◆ **Task brief**
An exact copy of all the data is required, with pictures left out.

◆ **Material**
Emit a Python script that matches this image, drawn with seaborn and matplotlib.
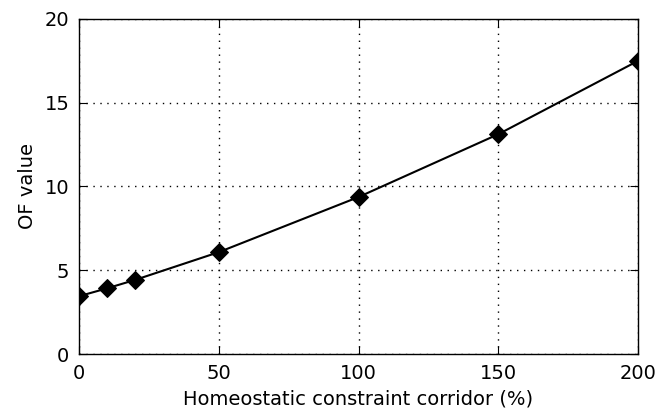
import matplotlib
matplotlib.use("Agg")
import matplotlib.pyplot as plt
import seaborn as sns
import pandas as pd

corridor = [0, 10, 20, 50, 100, 150, 200]
of_value = [3.45, 3.92, 4.42, 6.08, 9.37, 13.12, 17.5]
xticks = [0, 50, 100, 150, 200]
yticks = [0, 5, 10, 15, 20]

sns.set_style("white")
plt.rcParams['font.family'] = ['DejaVu Sans']
plt.rcParams['text.color'] = 'black'
plt.rcParams['axes.labelcolor'] = 'black'

df = pd.DataFrame({"corridor": corridor, "of": of_value})

fig = plt.figure(figsize=(6.6, 4.19), dpi=100)
ax = fig.add_axes([0.1197, 0.1551, 0.8470, 0.7996])
sns.lineplot(data=df, x="corridor", y="of", ax=ax, color="black", marker="D",
             markersize=9, markeredgecolor="black", linewidth=1.5, zorder=3)
ax.set_xlim(0, 200)
ax.set_ylim(0, 20)
ax.set_xticks(xticks)
ax.set_yticks(yticks)
ax.set_xticklabels([str(t) for t in xticks], fontsize=14)
ax.set_yticklabels([str(t) for t in yticks], fontsize=14)
ax.set_xlabel("Homeostatic constraint corridor (%)", fontsize=14, color="black", labelpad=5)
ax.set_ylabel("OF value", fontsize=14, color="black", labelpad=5)
ax.grid(True, color="black", linestyle=(0, (1, 4)), linewidth=1.0)
for s in ax.spines.values():
    s.set_visible(True)
    s.set_color("black")
    s.set_linewidth(1.0)
ax.tick_params(direction="in", length=6, width=0.8, top=True, right=True,
               bottom=True, left=True, colors="black", pad=7)
fig.savefig("out.png", dpi=100)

◆ **Reply**
Emit a Python script that matches this image, drawn with seaborn and matplotlib.
import matplotlib
matplotlib.use("Agg")
import matplotlib.pyplot as plt
import seaborn as sns
import pandas as pd

corridor = [0, 10, 20, 50, 100, 150, 200]
of_value = [3.45, 3.92, 4.42, 6.08, 9.37, 13.12, 17.5]
xticks = [0, 50, 100, 150, 200]
yticks = [0, 5, 10, 15, 20]

sns.set_style("white")
plt.rcParams['font.family'] = ['DejaVu Sans']
plt.rcParams['text.color'] = 'black'
plt.rcParams['axes.labelcolor'] = 'black'

df = pd.DataFrame({"corridor": corridor, "of": of_value})

fig = plt.figure(figsize=(6.6, 4.19), dpi=100)
ax = fig.add_axes([0.1197, 0.1551, 0.8470, 0.7996])
sns.lineplot(data=df, x="corridor", y="of", ax=ax, color="black", marker="D",
             markersize=9, markeredgecolor="black", linewidth=1.5, zorder=3)
ax.set_xlim(0, 200)
ax.set_ylim(0, 20)
ax.set_xticks(xticks)
ax.set_yticks(yticks)
ax.set_xticklabels([str(t) for t in xticks], fontsize=14)
ax.set_yticklabels([str(t) for t in yticks], fontsize=14)
ax.set_xlabel("Homeostatic constraint corridor (%)", fontsize=14, color="black", labelpad=5)
ax.set_ylabel("OF value", fontsize=14, color="black", labelpad=5)
ax.grid(True, color="black", linestyle=(0, (1, 4)), linewidth=1.0)
for s in ax.spines.values():
    s.set_visible(True)
    s.set_color("black")
    s.set_linewidth(1.0)
ax.tick_params(direction="in", length=6, width=0.8, top=True, right=True,
               bottom=True, left=True, colors="black", pad=7)
fig.savefig("out.png", dpi=100)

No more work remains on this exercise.